Aaron Arrowsmith’s colossal wall map represents the apogee of the Enlightenment cartography of India and powerfully symbolizes the consolidation of British control over the subcontinent.
This gargantuan map occupies a special place in the history of the cartography of India, in that it is both a great technical achievement and a monumental object of profound political symbolism. Arrowsmith’s map is by far the largest, most accurate and most detailed general map of India made up to the time. It represents the apex of the Enlightenment Era Cartography of the subcontinent and is one of the finest maps of any subject produced during the early 19th Century.
Aaron Arrowsmith, as one of his final acts as the world’s leading mapmaker, produced the present map with the support of the East India Company and many of the individuals who played leading roles in the ‘Company Raj’. The map appeared at an especially critical time in the development of British India, for it came on the back of 65 five years of progressive British territorial gains on the subcontinent. The vast areas, colored in ‘pink’, the signature colour of the British empire on maps, is shown to have practically enveloped India, virtually encircling the various princely states, which were nevertheless client states of the EIC.

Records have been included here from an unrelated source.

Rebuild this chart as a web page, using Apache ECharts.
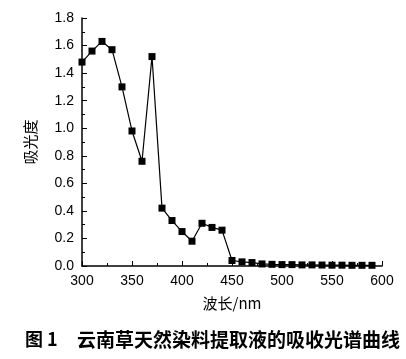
<!DOCTYPE html>
<html><head><meta charset="utf-8">
<script src="https://cdn.jsdelivr.net/npm/echarts@6/dist/echarts.min.js"></script>
<style>html,body{margin:0;padding:0;background:#fff}#c{width:406px;height:359px}</style>
</head><body><div id="c"></div>
<script>
const wavelengths = [300,310,320,330,340,350,360,370,380,390,400,410,420,430,440,450,460,470,480,490,500,510,520,530,540,550,560,570,580,590];
const absorbance = [1.48,1.56,1.63,1.57,1.30,0.98,0.76,1.52,0.42,0.33,0.25,0.18,0.31,0.28,0.26,0.04,0.03,0.025,0.015,0.012,0.01,0.01,0.008,0.008,0.007,0.006,0.006,0.005,0.005,0.005];
const xTicks = [300,350,400,450,500,550,600];
const yTicks = [0,0.2,0.4,0.6,0.8,1.0,1.2,1.4,1.6,1.8];
const xName = '波长/nm';
const yName = '吸光度';
const caption1 = '图 1';
const caption2 = '云南草天然染料提取液的吸收光谱曲线';

const chart = echarts.init(document.getElementById('c'));
const font = 'Liberation Sans, Arial, sans-serif';
chart.setOption({
  animation:false,
  grid:{left:82,right:24,top:18,bottom:93},
  xAxis:{type:'value',min:xTicks[0],max:xTicks[xTicks.length-1],interval:50,
    axisLine:{lineStyle:{color:'#000',width:1.5}},
    axisTick:{inside:true,length:5,lineStyle:{color:'#000'}},
    minorTick:{show:true,splitNumber:2,length:3,lineStyle:{color:'#000'}},
    splitLine:{show:false},
    axisLabel:{color:'#000',fontSize:14,fontFamily:font,margin:8},
    name:xName,nameLocation:'middle',nameGap:30,
    nameTextStyle:{color:'#000',fontSize:15,fontFamily:'Noto Sans CJK SC'}},
  yAxis:{type:'value',min:0,max:1.8,interval:0.2,
    axisLine:{show:true,lineStyle:{color:'#000',width:1.5}},
    axisTick:{show:true,inside:true,length:5,lineStyle:{color:'#000'}},
    minorTick:{show:true,splitNumber:2,length:3,lineStyle:{color:'#000'}},
    splitLine:{show:false},
    axisLabel:{color:'#000',fontSize:14,fontFamily:font,margin:8,formatter:v=>v.toFixed(1)},
    name:yName,nameLocation:'middle',nameGap:44,nameRotate:90,
    nameTextStyle:{color:'#000',fontSize:15,fontFamily:'Noto Sans CJK SC'}},
  series:[{type:'line',data:wavelengths.map((w,i)=>[w,absorbance[i]]),
    symbol:'rect',symbolSize:7,itemStyle:{color:'#000'},lineStyle:{color:'#000',width:1.2}}],
  graphic:[
    {type:'text',left:25,top:330,style:{text:caption1,font:'bold 18px "Noto Sans CJK SC"',fill:'#000'}},
    {type:'text',left:77,top:330,style:{text:caption2,font:'bold 19px "Noto Sans CJK SC"',fill:'#000'}}
  ]
});
</script></body></html>
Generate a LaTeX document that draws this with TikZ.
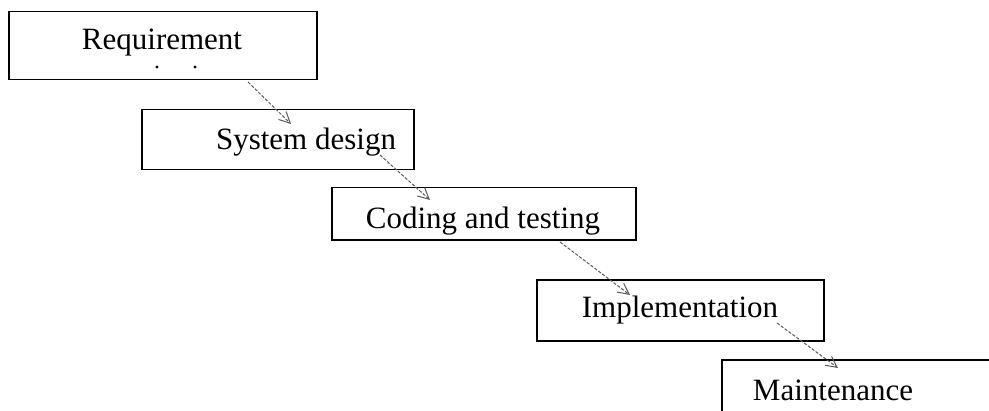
\documentclass[tikz,border=0pt]{standalone}
\usepackage{fontspec}
\setmainfont{Liberation Serif}
\usetikzlibrary{arrows.meta,calc}
\begin{document}
\begin{tikzpicture}[x=0.5pt,y=-0.5pt,
  stage/.style={draw=black,line width=0.75pt,rectangle,inner sep=0pt,anchor=north west},
  caption/.style={font=\fontsize{15.5}{18}\selectfont,inner sep=0pt},
  flow/.style={draw=black!65,line width=0.5pt,dash pattern=on 1.6pt off 0.8pt,
    -{Straight Barb[length=5.5pt,width=5.5pt]}}]
\useasboundingbox (0,0) rectangle (989,411);
\clip (0,0) rectangle (989,411);
% stage boxes
\node[stage,minimum width=154pt,minimum height=34pt] (req) at (8,11) {};
\node[stage,minimum width=136pt,minimum height=30pt] (sys) at (141,109) {};
\node[stage,minimum width=152pt,minimum height=26pt] (cod) at (331,187) {};
\node[stage,minimum width=143.5pt,minimum height=30.5pt] (imp) at (536,279) {};
\node[stage,minimum width=150pt,minimum height=40pt] (mai) at (721,359) {};
% stage names
\node[caption] (reqt) at (162,43) {Requirement};
\fill (157,67) circle (0.8pt) coordinate (dotA);
\fill (195,67) circle (0.8pt) coordinate (dotB);
\node[caption] (syst) at (306,142) {System design};
\node[caption] (codt) at (483,221) {Coding and testing};
\node[caption] (impt) at (680,310) {Implementation};
\node[caption] (mait) at (833,390) {Maintenance};
% connector ends
\coordinate (r1) at (248,82);  \coordinate (s1) at (291,124);
\coordinate (r2) at (380,155); \coordinate (s2) at (430,200);
\coordinate (r3) at (560,242); \coordinate (s3) at (630,295);
\coordinate (r4) at (777,323); \coordinate (s4) at (838,368);
\draw[flow] (r1) -- (s1);
\draw[flow] (r2) -- (s2);
\draw[flow] (r3) -- (s3);
\draw[flow] (r4) -- (s4);
\end{tikzpicture}
\end{document}
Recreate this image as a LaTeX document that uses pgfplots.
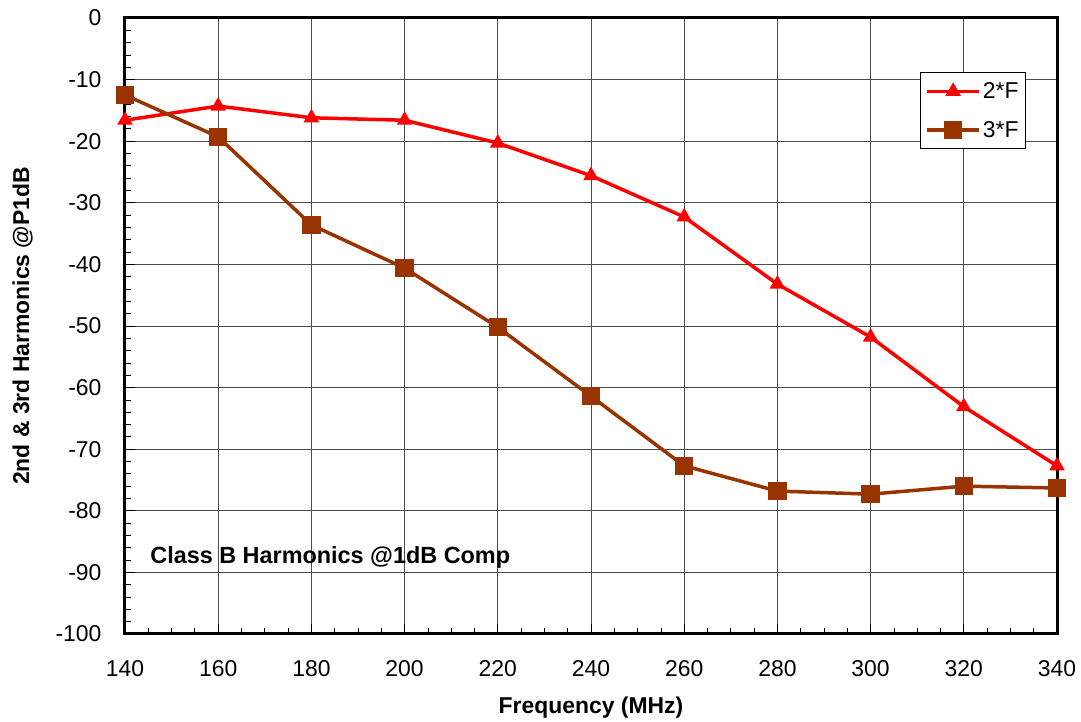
\documentclass[border=0pt]{standalone}
\usepackage{pgfplots}
\pgfplotsset{compat=1.18}
\usepackage{fontspec}
\setmainfont{Liberation Sans}
\definecolor{brn}{RGB}{153,51,0}
\begin{document}
\begin{tikzpicture}
\begin{axis}[
  scale only axis, width=932bp, height=616bp,
  xmin=140, xmax=340, ymin=-100, ymax=0,
  xtick={140,160,...,340}, ytick={-100,-90,...,0},
  minor x tick num=3, minor y tick num=4,
  tick align=inside, xtick pos=bottom, ytick pos=left,
  major tick length=10bp, minor tick length=6bp,
  every tick/.style={black, line width=0.8bp},
  grid=major, major grid style={black!70, line width=0.9bp},
  axis line style={line width=3bp},
  /pgf/number format/assume math mode=true,
  ticklabel style={font=\fontsize{23}{26}\selectfont},
  xticklabel style={yshift=-23bp},
  yticklabel style={xshift=-20bp},
  xlabel={\bfseries Frequency (MHz)},
  ylabel={\bfseries 2nd \& 3rd Harmonics @P1dB},
  label style={font=\fontsize{23}{26}\selectfont},
  xlabel style={yshift=-13bp},
  ylabel style={yshift=16bp},
  legend style={at={(0.853,0.912)}, anchor=north west, font=\fontsize{23}{26}\selectfont, draw=black, line width=0.8bp, row sep=17bp, inner xsep=5bp, inner ysep=8bp},
  legend image code/.code={\draw[mark repeat=2,mark phase=2,#1] plot coordinates {(0bp,0bp) (26bp,0bp) (52bp,0bp)};},
  legend cell align=left,
  clip=false,
]
\addplot[red, line width=3.5bp, mark=triangle*, mark size=5.5bp, mark options={solid}] coordinates {
(140,-16.6) (160,-14.3) (180,-16.2) (200,-16.6) (220,-20.3) (240,-25.6) (260,-32.3) (280,-43.2) (300,-51.8) (320,-63.1) (340,-72.7)};
\addlegendentry{2*F}
\addplot[brn, line width=3.5bp, mark=square*, mark size=7.5bp, mark options={solid}] coordinates {
(140,-12.5) (160,-19.3) (180,-33.6) (200,-40.6) (220,-50.2) (240,-61.4) (260,-72.7) (280,-76.8) (300,-77.3) (320,-76.0) (340,-76.3)};
\addlegendentry{3*F}
\node[anchor=west, font=\fontsize{23.5}{26}\selectfont\bfseries, inner sep=0pt] at (axis cs:145.4,-87.5) {Class B Harmonics @1dB Comp};
\path (rel axis cs:0,1) ++(-125bp,18bp);
\path (rel axis cs:1,0) ++(24bp,-87bp);
\end{axis}
\end{tikzpicture}
\end{document}
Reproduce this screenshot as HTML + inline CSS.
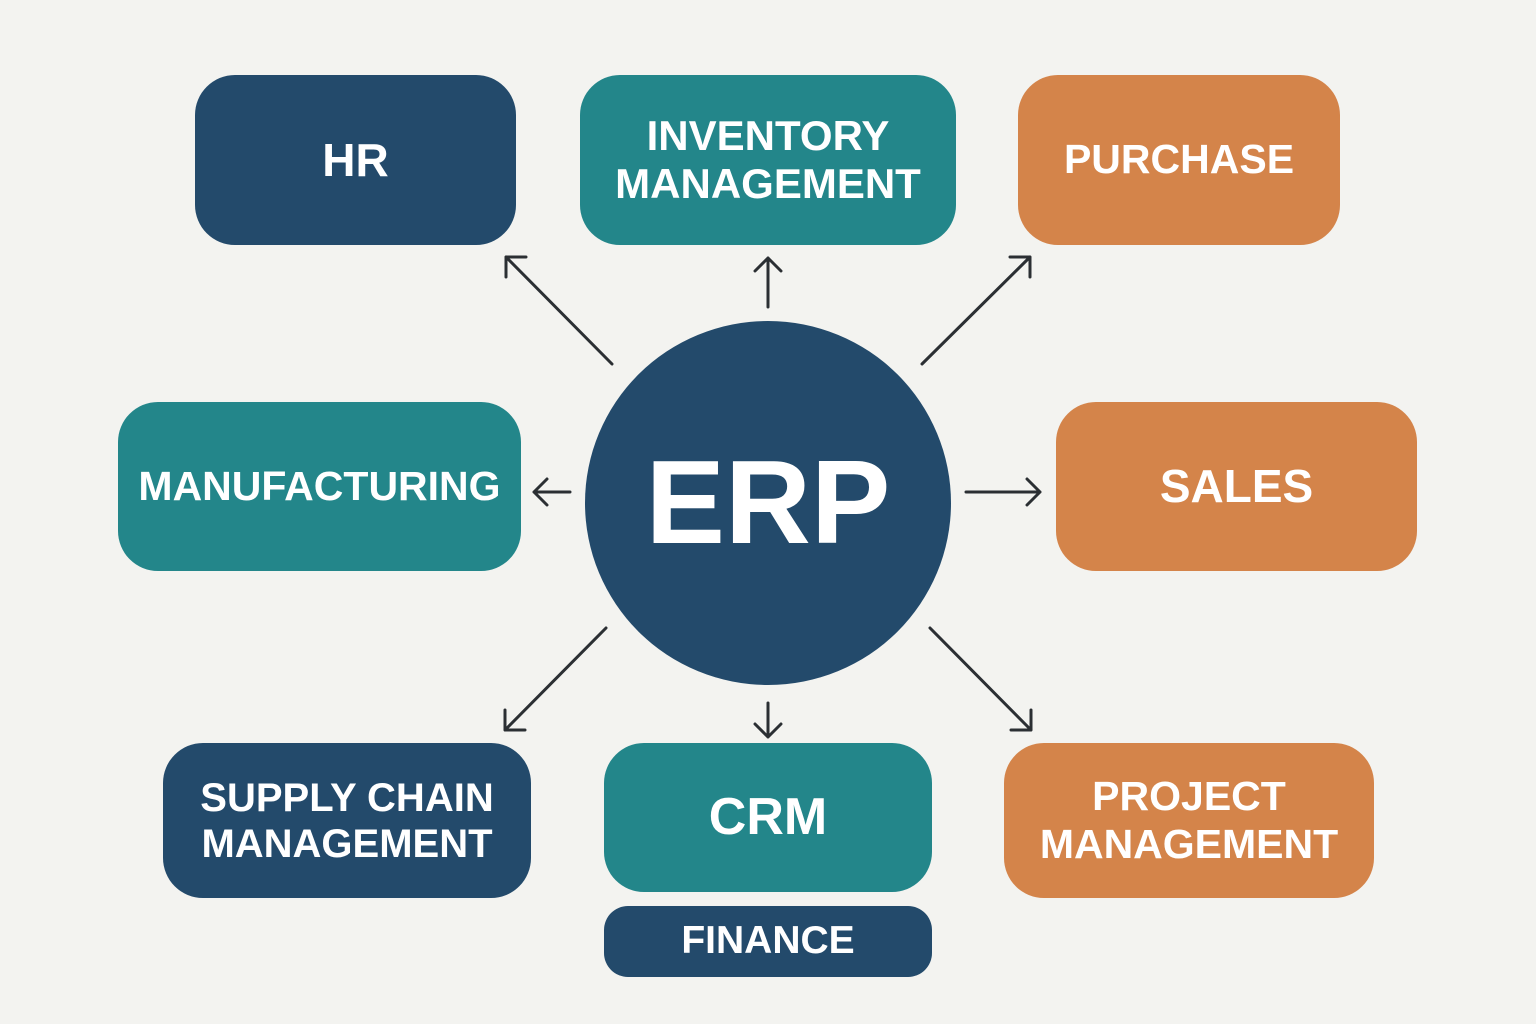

Arrowsmith’s map is a composite of a vast variety of carefully selected antecedents, so numerous they cannot possibly be covered here. However, the most authoritative sources available to Arrowsmith were the road route surveys done by military surveyors, either as part of general civilian mapping commissioned by the EIC (such as James Rennell’s maps of Bengal, Bihar and Oudh) or surveys tracking military movement during campaigns.
Arrowsmith was exceedingly well connected and relied on only the most authoritative sources to construct his map. His endeavor was actively supported by the EIC who made their archives freely available to him. Additionally, many surveyors and important political and military figures of the Company Raj went to considerable effort to ensure that Arrowsmith had access to the best intelligence. In some cases, these officials personally visited Arrowsmith in London, in order to assist him with making sure that his drafts were as accurate as possible.